In their criticisms of President Obama, perhaps Alex Rose and A. Schneininger (Letters, July 25) have forgotten that Shimon Peres and Ehud Barak praised the president as doing more for Israel’s security than any other president in our history.
Perhaps they have forgotten that the heads of the Shin Bet and Mossad have confirmed that cooperation between them and the CIA has never been better.
Perhaps they have forgotten that Benjamin Netanyahu called the president directly to thank him for thwarting an effort by the UN to condemn Israel for expanding settlement-building and blocking any attempt to seat the Palestinian Authority.
Perhaps they have forgotten that President Obama is the first President to have a seder in the White House and continues to do so.
President Obama did not start negotiations because he needs a trophy, as Ms. Schneininger states. The opposite is true. Most political pundits believe the chances of an agreement leading to a two-state solution are almost nil, and the president has placed himself in a lose-lose situation.Most experts in and outside of Israel believe that the status quo cannot last much longer without more bloodshed being spilled.

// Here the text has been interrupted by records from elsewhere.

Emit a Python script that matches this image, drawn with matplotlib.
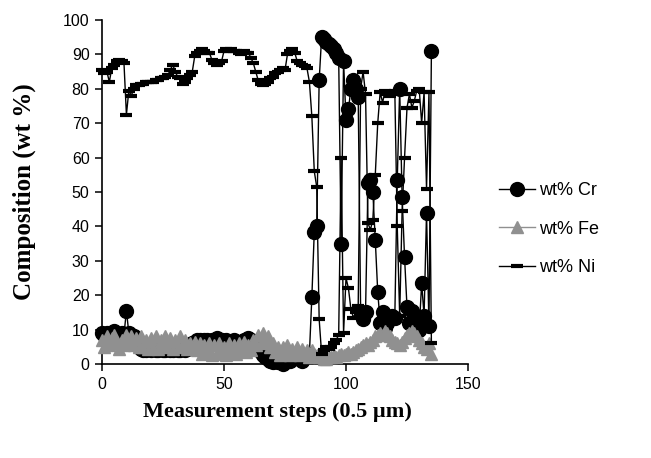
import matplotlib
matplotlib.use("Agg")
import matplotlib.pyplot as plt


# шаги измерения (по 0.5 мкм)
steps = list(range(136))

# состав, масс. %
cr = [9, 8.5, 9, 8, 9, 9.5, 8.5, 8, 9, 8.5,
      15.5, 9, 8.5, 8, 6, 5, 4.5, 4, 4, 4.5,
      4, 4.5, 4, 4, 4.5, 4, 4, 4.5, 4, 4,
      4.5, 4, 4, 4.5, 4, 4.5, 5, 6, 6.5, 7,
      7, 6.5, 7, 7, 6.5, 7, 7, 7.5, 7, 7,
      6.5, 7, 6.5, 6.5, 7, 6.5, 6, 6.5, 7, 7,
      7.5, 7, 6.5, 5.5, 4.5, 3.5, 2.5, 2, 1.5, 1,
      0.5, 1, 0.5, 0.5, 0, 0.5, 1, 1, 1.5, 2,
      2.5, 1.5, 1, 2, 2.5, 3,
      19.5, 38.5, 40, 82.5, 95, 94.5, 93.5, 93, 92.5, 91.5,
      90.5, 89, 35, 88, 71, 74, 80, 82.5, 80, 77.5,
      15, 13, 15, 52.5, 53.5, 50, 36, 21, 12, 15,
      10.5, 12, 13.5, 14, 13.5, 53.5, 80, 48.5, 31, 16.5,
      12, 15.5, 14, 12, 10, 23.5, 14, 44, 11, 91]

fe = [7, 5, 8, 5.5, 7.5, 8.5, 6, 4.5, 7, 5.5,
      8.5, 6, 8, 5.5, 7.5, 5, 8, 5, 7, 4.5,
      7.5, 5, 8, 4.5, 7, 5.5, 8, 5, 7.5, 4.5,
      7, 5, 8, 5.5, 7, 4.5, 6, 5, 6.5, 4,
      6, 3, 5.5, 3.5, 6, 2.5, 5.5, 3, 6, 3.5,
      5, 2.5, 6, 3.5, 5.5, 3, 6, 4, 6.5, 3.5,
      5.5, 4, 7, 5.5, 8.5, 6, 9, 6.5, 8, 5,
      6, 3.5, 5, 2.5, 5, 3, 5.5, 2.5, 4.5, 3,
      5, 2.5, 4.5, 3, 4, 2,
      4, 3, 2.5, 2, 2, 1.5, 1.5, 2, 2, 2.5,
      2, 2.5, 3, 2.5, 3, 3.5, 3, 3.5, 4, 4.5,
      5, 5.5, 6, 5.5, 6.5, 7, 8, 8.5, 9, 8.5,
      9.5, 9, 8, 7, 6.5, 6, 5.5, 6.5, 7.5, 8.5,
      9, 9.5, 9, 8, 7, 6, 5, 4.5, 6, 3]

ni = [85.5, 84.5, 85, 82, 86, 87, 88, 88.5, 88, 87.5,
      72.5, 79.5, 78, 80, 81, 81, 81.5, 81.5, 82, 82,
      82, 82, 82.5, 82.5, 83, 83, 83.5, 84, 85.5, 87,
      85, 83.5, 83, 81.5, 82, 83, 84, 85, 89.5, 90.5,
      91, 91.5, 91, 90.5, 90.5, 88.5, 87.5, 87, 87.5, 88,
      91, 91.5, 91, 91.5, 91, 91, 90.5, 90, 91, 90.5,
      90.5, 89, 87.5, 85, 82.5, 81.5, 81, 81.5, 82, 83,
      83.5, 84.5, 85, 85.5, 86, 85.5, 90, 91, 91.5, 90.5,
      88, 87.5, 87, 86.5, 86, 82,
      72, 56, 51.5, 13, 3, 4, 5, 4.5, 5, 6,
      7, 8.5, 60, 9, 25, 22, 16, 13.5, 15, 17,
      80, 85, 78.5, 41, 39, 42, 55, 70, 79, 76,
      79.5, 78.5, 78, 78.5, 79.5, 40, 14, 44.5, 60, 74.5,
      78.5, 74.5, 76.5, 79.5, 80, 70, 79, 51, 79, 6]

series = ["wt% Cr", "wt% Fe", "wt% Ni"]

sans = ["Liberation Sans", "DejaVu Sans"]
serif = ["Liberation Serif", "DejaVu Serif"]

fig = plt.figure(figsize=(6.51, 4.58), dpi=100)
ax = fig.add_axes([0.1567, 0.2052, 0.5622, 0.7511])

# Cr — кружки, Fe — серые треугольники, Ni — чёрточки
ax.plot(steps, cr, color="black", lw=1.0, marker="o", markersize=10,
        markerfacecolor="black", markeredgecolor="black",
        label=series[0], clip_on=False, zorder=2)
ax.plot(steps, fe, color="#909090", lw=1.0, marker="^", markersize=8,
        markerfacecolor="#909090", markeredgecolor="#909090",
        label=series[1], clip_on=False, zorder=3)
ax.plot(steps, ni, color="black", lw=1.0, marker="_", markersize=9,
        markeredgewidth=3, label=series[2], clip_on=False, zorder=4)

ax.set_xlim(0, 150)
ax.set_ylim(0, 100)
ax.set_xticks([0, 50, 100, 150])
ax.set_yticks(range(0, 101, 10))

for s in ["top", "right"]:
    ax.spines[s].set_visible(False)
for s in ["left", "bottom"]:
    ax.spines[s].set_linewidth(1.2)

ax.tick_params(direction="out", length=5, width=1.1, pad=4)
for lab in ax.get_xticklabels() + ax.get_yticklabels():
    lab.set_family(sans)
    lab.set_fontsize(11.5)

ax.set_xlabel("Measurement steps (0.5 µm)", family=serif, fontweight="bold",
              fontsize=16)
ax.set_ylabel("Composition (wt %)", family=serif, fontweight="bold",
              fontsize=18)
ax.xaxis.set_label_coords(0.48, -0.11)
ax.yaxis.set_label_coords(-0.18, 0.5)

# легенда справа от графика
fig.legend(loc="center left", bbox_to_anchor=(0.752, 0.5), frameon=False,
           prop={"family": sans, "size": 13}, handlelength=2.0,
           handletextpad=0.25, labelspacing=1.2, borderpad=0)

fig.savefig("out.png", dpi=100)
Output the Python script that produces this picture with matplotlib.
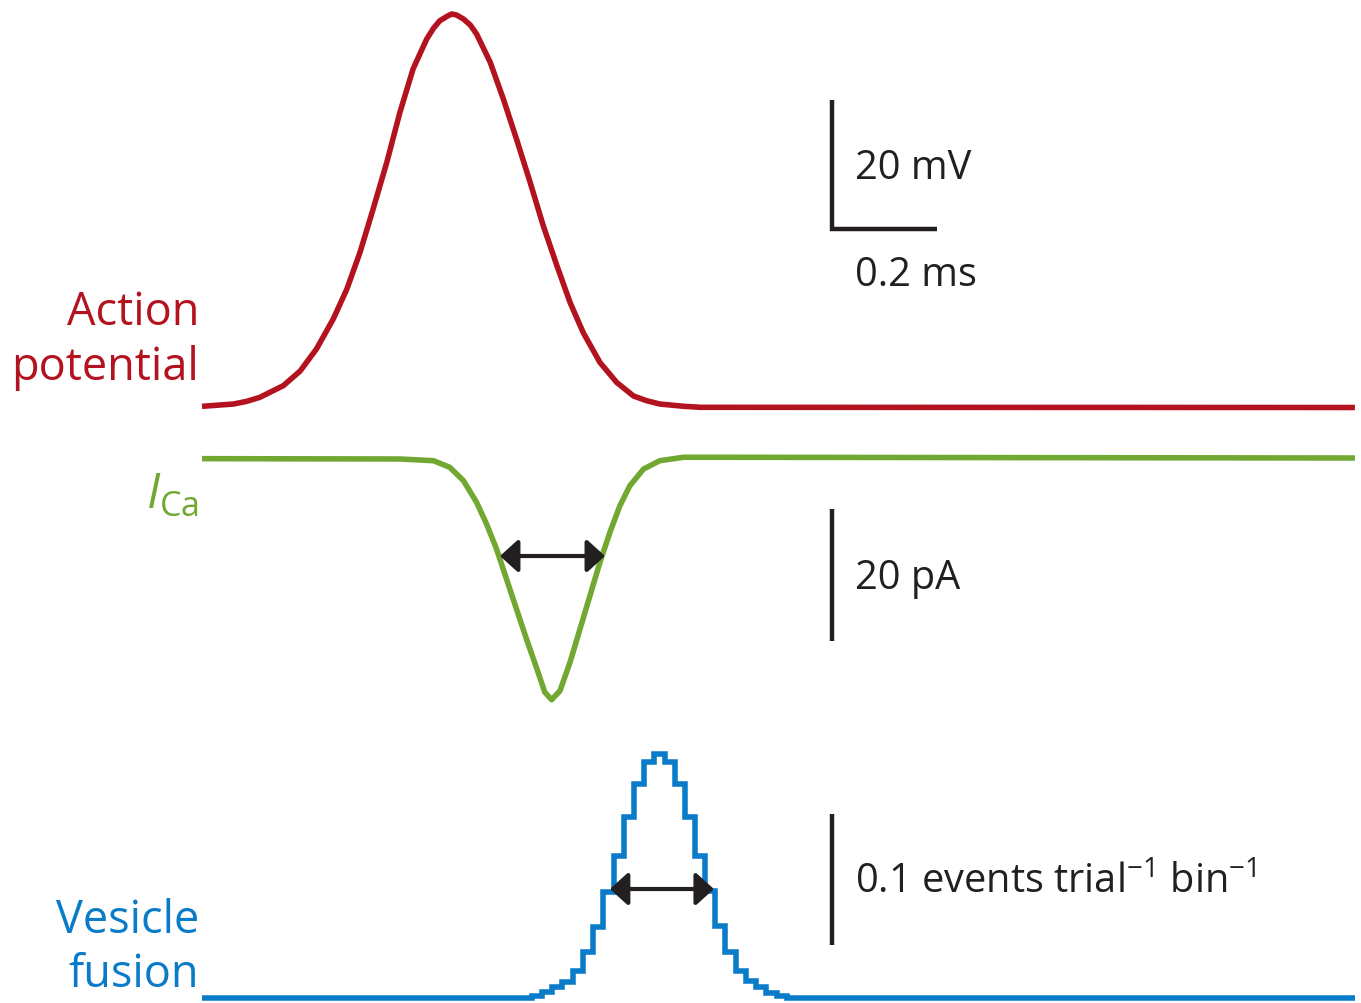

That is what the president and secretary of state are trying to avoid.
Yes, the president believes, like every other president before him, that negotiations should start at the ‘67 line with agreed-upon swaps.
Yes, the president, like every other president before him, believes that the continued expansion of settlements is a detriment to peace.
Yes, the president is hesitant to get us into another conflict with Iran, which clearly the large majority of Americans would oppose.
However, despite their differences, Israel has never had a better friend in the White House.